• _Stated task_: Take the lines from the top down to and including the one with "var shareLabels = ['23%', '25%', '18%', '17%'];" and repeat them exactly. Omit images.

• _Information given_:
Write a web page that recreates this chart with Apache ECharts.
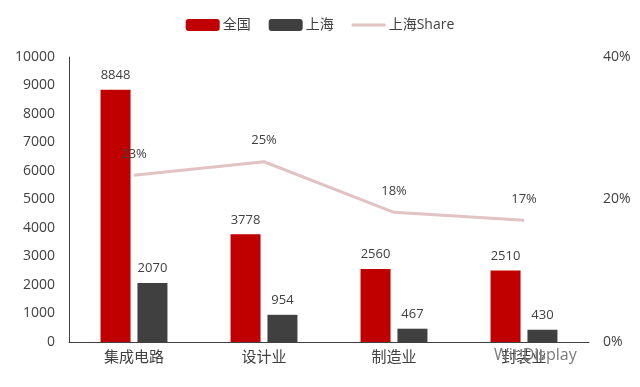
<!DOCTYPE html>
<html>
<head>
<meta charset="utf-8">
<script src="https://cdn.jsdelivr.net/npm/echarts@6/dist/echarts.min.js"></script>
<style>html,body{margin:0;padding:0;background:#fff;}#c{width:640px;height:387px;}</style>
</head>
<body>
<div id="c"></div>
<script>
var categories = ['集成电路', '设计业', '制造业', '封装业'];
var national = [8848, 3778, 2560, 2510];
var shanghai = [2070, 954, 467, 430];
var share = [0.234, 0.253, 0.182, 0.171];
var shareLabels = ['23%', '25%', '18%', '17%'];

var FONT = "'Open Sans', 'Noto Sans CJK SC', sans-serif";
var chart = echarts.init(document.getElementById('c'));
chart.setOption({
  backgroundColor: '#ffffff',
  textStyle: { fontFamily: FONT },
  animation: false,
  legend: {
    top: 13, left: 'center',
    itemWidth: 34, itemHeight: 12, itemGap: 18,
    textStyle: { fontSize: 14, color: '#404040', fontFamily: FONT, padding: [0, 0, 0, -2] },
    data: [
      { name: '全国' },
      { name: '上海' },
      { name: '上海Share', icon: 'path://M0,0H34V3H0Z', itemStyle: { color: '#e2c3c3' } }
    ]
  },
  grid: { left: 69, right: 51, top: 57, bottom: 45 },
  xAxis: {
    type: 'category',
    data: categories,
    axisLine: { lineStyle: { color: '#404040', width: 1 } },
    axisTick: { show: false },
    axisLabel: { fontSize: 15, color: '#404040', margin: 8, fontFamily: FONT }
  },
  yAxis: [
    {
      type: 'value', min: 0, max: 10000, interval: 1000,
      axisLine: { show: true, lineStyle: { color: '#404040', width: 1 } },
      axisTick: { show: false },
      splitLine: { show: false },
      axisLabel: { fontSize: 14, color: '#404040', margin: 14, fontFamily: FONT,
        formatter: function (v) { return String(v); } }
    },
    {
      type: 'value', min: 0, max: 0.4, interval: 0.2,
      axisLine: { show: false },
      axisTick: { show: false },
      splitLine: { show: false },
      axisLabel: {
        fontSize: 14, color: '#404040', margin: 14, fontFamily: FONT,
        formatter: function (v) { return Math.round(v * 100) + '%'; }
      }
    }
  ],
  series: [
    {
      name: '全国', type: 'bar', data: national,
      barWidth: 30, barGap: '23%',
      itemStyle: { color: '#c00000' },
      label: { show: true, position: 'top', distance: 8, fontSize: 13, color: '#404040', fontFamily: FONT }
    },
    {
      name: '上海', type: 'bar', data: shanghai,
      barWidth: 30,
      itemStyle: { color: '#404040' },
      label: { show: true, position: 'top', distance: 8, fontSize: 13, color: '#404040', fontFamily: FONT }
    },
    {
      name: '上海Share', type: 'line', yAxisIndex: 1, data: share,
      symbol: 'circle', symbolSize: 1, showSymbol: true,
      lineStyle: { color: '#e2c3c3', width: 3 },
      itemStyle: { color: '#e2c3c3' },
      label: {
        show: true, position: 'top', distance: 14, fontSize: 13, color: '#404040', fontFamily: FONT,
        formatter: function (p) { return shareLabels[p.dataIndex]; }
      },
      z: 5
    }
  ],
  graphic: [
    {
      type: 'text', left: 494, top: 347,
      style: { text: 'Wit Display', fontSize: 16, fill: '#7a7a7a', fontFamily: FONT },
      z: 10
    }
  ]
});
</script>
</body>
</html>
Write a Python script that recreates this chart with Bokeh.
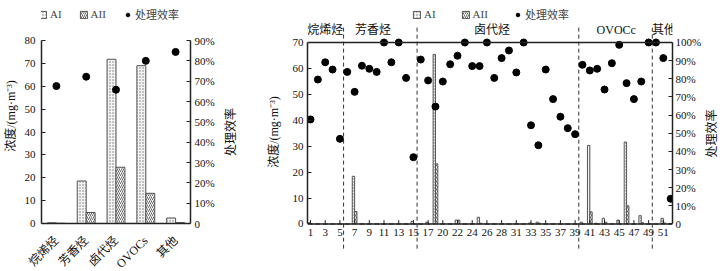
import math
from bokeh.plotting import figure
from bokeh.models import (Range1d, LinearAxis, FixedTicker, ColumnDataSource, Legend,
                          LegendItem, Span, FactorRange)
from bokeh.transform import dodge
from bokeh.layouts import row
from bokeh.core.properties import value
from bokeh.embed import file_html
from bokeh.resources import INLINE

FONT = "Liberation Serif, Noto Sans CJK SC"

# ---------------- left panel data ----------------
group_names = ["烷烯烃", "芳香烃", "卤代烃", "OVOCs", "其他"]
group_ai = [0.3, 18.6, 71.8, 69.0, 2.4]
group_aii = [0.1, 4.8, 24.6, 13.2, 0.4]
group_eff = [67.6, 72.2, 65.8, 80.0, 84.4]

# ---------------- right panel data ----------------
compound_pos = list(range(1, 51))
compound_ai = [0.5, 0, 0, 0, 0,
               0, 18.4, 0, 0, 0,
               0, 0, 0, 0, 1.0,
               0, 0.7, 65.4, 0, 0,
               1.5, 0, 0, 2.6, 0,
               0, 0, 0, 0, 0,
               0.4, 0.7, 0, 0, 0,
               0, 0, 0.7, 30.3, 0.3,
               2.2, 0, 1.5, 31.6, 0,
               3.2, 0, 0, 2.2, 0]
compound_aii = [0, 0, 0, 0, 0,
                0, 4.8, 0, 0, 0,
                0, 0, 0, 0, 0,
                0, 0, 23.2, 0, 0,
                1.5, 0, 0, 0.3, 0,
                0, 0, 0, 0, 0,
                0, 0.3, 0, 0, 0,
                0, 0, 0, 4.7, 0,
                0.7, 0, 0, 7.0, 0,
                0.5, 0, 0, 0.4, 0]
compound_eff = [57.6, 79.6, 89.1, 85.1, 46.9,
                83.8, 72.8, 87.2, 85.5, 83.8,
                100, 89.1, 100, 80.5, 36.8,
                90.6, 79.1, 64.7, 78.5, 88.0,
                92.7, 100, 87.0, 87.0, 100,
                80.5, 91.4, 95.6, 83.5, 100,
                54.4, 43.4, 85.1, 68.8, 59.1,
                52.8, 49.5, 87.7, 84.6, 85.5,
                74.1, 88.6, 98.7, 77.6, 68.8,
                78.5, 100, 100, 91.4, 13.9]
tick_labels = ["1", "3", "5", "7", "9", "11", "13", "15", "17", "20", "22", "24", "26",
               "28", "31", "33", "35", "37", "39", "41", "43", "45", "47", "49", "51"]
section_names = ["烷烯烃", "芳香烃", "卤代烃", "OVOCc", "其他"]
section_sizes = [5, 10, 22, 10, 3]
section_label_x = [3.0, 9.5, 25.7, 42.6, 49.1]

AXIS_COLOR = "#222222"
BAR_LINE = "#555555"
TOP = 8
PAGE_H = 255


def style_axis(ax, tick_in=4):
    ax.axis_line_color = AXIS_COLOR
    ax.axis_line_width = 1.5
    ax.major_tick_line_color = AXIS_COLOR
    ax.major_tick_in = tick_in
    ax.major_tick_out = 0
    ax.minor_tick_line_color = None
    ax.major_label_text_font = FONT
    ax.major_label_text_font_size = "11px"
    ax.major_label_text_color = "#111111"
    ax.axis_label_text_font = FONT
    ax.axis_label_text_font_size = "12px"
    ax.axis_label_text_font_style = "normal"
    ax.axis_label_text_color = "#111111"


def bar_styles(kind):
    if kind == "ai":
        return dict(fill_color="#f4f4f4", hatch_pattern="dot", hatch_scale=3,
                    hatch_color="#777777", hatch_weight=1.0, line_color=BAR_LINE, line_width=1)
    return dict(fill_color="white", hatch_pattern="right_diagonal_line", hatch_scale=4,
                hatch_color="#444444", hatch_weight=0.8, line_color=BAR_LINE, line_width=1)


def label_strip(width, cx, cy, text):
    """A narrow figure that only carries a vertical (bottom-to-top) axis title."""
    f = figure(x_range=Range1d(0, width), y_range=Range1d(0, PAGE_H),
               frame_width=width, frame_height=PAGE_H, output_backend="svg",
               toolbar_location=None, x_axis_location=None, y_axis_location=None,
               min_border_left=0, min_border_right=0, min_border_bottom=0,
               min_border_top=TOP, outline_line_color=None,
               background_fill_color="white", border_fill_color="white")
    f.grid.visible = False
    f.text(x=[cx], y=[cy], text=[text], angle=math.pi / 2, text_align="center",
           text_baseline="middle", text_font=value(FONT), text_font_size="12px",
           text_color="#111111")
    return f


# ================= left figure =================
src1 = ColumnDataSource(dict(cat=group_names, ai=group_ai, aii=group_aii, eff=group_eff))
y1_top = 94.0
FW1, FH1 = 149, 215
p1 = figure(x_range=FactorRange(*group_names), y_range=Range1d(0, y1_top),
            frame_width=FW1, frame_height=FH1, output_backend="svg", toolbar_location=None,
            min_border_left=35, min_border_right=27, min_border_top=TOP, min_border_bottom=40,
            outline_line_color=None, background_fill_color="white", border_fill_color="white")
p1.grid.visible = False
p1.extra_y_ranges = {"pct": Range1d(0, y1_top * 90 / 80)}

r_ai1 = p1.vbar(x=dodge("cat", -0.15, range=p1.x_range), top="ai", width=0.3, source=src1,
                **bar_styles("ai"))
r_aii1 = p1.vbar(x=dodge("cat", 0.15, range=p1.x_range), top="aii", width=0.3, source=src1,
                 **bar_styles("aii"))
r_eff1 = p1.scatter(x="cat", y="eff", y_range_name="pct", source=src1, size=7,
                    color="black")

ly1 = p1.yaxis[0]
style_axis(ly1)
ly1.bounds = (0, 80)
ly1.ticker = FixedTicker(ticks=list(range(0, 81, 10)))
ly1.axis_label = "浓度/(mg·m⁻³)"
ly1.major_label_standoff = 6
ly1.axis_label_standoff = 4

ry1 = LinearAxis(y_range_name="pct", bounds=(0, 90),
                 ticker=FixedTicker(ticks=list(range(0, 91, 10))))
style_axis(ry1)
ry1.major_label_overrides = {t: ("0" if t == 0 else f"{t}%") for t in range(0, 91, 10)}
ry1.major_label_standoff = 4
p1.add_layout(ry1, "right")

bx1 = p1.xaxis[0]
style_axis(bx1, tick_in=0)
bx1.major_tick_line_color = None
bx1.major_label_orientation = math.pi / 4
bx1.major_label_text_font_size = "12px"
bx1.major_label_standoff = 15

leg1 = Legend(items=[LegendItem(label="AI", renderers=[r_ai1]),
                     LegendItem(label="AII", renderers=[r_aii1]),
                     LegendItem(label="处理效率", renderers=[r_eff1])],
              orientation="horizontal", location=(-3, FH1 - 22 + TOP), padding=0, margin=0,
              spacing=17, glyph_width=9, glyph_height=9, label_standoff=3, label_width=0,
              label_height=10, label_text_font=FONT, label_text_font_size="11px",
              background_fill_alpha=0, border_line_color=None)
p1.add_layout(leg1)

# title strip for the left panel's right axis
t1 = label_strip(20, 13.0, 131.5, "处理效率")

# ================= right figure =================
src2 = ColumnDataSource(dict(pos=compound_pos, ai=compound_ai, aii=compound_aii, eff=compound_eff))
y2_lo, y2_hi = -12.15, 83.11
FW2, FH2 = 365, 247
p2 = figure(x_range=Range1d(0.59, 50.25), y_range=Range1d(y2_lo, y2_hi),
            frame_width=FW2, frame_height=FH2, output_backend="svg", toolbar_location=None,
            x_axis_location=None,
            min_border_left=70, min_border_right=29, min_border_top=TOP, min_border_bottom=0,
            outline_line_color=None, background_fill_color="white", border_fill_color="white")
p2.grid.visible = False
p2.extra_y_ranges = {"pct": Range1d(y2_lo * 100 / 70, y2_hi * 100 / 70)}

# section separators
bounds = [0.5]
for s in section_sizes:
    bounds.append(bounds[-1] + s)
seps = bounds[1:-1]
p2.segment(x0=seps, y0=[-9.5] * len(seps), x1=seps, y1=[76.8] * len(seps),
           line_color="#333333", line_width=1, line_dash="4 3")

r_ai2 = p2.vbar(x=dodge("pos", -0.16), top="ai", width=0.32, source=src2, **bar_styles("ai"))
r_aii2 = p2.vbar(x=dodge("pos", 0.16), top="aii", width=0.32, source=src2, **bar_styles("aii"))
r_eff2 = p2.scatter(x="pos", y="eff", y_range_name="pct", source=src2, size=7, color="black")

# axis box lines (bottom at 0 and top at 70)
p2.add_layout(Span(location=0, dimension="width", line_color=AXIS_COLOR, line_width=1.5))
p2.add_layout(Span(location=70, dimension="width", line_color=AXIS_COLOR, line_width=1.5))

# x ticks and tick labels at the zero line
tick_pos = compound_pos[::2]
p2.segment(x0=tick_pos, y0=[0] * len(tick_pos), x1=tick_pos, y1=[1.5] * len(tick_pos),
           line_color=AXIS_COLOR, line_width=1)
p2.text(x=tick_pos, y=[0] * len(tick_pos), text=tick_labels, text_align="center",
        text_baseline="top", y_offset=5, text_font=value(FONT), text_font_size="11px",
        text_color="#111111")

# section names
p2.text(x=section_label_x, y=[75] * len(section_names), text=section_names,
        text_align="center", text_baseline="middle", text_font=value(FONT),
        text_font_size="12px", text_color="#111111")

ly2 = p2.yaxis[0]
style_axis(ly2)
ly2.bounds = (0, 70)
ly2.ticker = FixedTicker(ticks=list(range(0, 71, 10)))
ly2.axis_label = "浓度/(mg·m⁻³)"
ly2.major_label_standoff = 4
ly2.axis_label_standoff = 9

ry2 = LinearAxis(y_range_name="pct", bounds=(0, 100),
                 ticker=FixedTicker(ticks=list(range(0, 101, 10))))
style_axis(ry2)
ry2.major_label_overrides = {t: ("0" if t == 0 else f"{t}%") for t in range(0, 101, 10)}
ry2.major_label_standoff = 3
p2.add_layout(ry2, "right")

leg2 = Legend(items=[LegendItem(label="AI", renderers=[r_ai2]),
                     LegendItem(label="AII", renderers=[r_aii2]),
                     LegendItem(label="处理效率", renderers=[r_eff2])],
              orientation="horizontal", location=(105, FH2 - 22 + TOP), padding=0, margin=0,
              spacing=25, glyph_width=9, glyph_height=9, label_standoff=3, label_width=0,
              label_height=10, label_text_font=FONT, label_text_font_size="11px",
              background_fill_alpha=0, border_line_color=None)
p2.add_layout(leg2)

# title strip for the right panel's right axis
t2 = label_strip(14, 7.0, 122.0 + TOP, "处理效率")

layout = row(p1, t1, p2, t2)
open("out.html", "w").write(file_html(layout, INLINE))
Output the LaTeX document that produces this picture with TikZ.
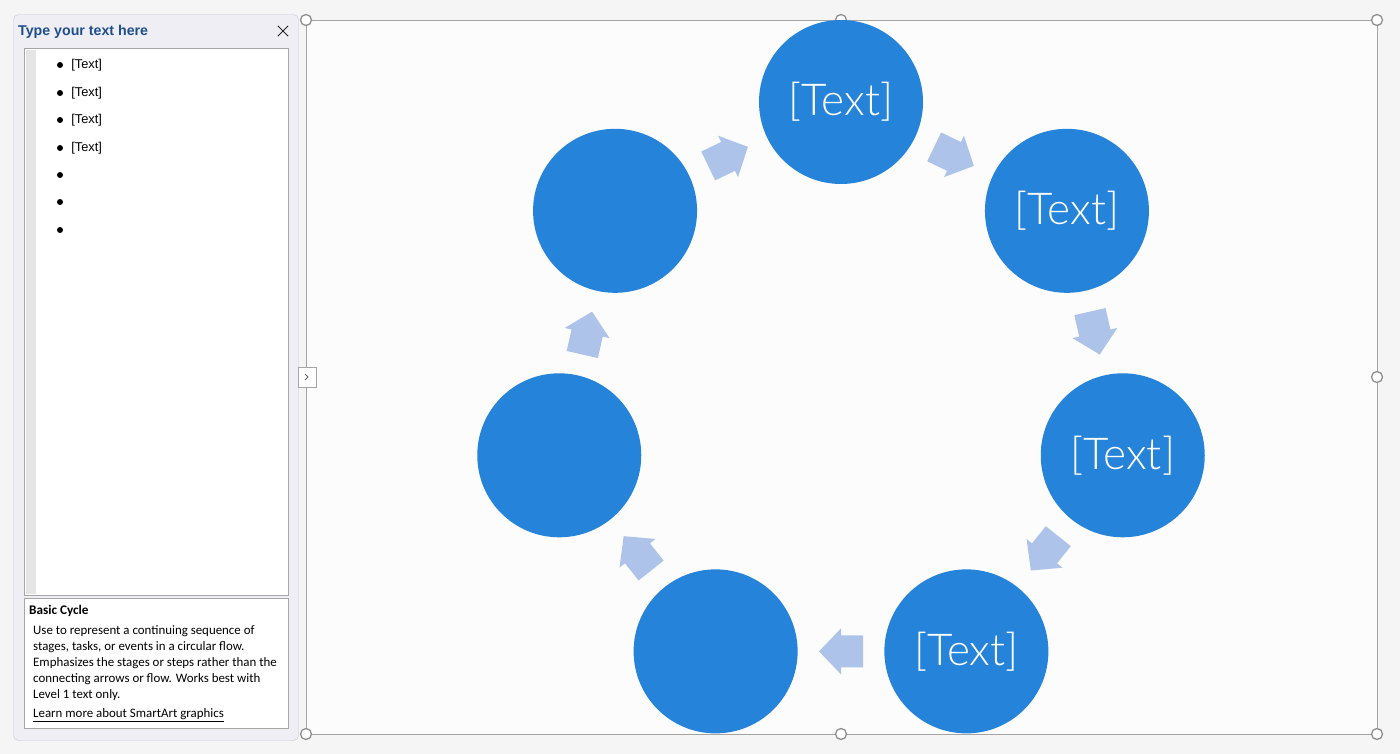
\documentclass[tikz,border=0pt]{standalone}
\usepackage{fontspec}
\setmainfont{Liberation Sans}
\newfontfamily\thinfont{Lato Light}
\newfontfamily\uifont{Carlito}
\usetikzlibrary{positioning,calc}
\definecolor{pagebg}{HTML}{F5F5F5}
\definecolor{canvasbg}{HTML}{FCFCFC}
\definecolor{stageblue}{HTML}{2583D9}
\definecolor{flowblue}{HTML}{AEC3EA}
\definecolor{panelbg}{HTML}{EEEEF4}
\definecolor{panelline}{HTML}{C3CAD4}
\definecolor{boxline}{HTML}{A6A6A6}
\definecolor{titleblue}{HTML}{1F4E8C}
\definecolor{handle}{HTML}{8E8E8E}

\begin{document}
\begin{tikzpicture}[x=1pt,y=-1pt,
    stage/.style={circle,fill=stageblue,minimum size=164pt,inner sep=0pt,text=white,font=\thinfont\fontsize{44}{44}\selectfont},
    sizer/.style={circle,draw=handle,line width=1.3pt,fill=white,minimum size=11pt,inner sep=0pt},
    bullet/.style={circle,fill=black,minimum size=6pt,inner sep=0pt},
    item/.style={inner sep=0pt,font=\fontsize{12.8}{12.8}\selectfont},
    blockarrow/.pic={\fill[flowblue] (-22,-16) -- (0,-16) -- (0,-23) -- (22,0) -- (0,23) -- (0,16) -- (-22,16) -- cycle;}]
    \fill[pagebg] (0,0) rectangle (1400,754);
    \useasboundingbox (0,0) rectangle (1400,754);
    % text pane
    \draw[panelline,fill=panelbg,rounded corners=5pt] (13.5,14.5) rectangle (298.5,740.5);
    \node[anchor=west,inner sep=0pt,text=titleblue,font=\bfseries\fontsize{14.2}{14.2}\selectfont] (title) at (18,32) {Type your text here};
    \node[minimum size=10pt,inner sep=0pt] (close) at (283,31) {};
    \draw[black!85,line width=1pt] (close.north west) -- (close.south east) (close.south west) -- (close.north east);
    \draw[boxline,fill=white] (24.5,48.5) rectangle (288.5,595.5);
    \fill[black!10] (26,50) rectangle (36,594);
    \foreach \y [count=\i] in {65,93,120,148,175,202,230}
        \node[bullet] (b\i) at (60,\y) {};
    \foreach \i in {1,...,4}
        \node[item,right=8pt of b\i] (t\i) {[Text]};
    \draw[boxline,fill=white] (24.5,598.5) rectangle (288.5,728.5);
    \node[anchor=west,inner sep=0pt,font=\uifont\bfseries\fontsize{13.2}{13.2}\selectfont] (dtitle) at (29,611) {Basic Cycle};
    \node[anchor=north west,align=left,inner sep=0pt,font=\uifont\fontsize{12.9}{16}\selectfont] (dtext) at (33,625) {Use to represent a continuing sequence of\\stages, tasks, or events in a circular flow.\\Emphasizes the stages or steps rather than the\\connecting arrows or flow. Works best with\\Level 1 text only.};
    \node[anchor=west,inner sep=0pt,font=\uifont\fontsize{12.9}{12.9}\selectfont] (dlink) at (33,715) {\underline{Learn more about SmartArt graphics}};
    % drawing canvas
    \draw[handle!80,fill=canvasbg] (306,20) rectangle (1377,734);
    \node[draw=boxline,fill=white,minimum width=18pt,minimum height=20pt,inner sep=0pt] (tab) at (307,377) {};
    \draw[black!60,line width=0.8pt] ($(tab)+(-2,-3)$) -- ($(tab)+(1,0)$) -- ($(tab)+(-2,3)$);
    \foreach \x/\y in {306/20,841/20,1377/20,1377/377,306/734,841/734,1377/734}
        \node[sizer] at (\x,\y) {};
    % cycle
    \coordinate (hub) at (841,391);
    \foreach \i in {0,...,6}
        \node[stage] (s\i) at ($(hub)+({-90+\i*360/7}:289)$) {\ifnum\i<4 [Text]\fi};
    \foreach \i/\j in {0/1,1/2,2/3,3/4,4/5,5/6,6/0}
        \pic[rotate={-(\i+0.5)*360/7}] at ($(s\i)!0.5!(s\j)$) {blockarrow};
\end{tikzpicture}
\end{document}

• _Task response_:
Write a web page that recreates this chart with Apache ECharts.
<!DOCTYPE html>
<html>
<head>
<meta charset="utf-8">
<script src="https://cdn.jsdelivr.net/npm/echarts@6/dist/echarts.min.js"></script>
<style>html,body{margin:0;padding:0;background:#fff;}#c{width:640px;height:387px;}</style>
</head>
<body>
<div id="c"></div>
<script>
var categories = ['集成电路', '设计业', '制造业', '封装业'];
var national = [8848, 3778, 2560, 2510];
var shanghai = [2070, 954, 467, 430];
var share = [0.234, 0.253, 0.182, 0.171];
var shareLabels = ['23%', '25%', '18%', '17%'];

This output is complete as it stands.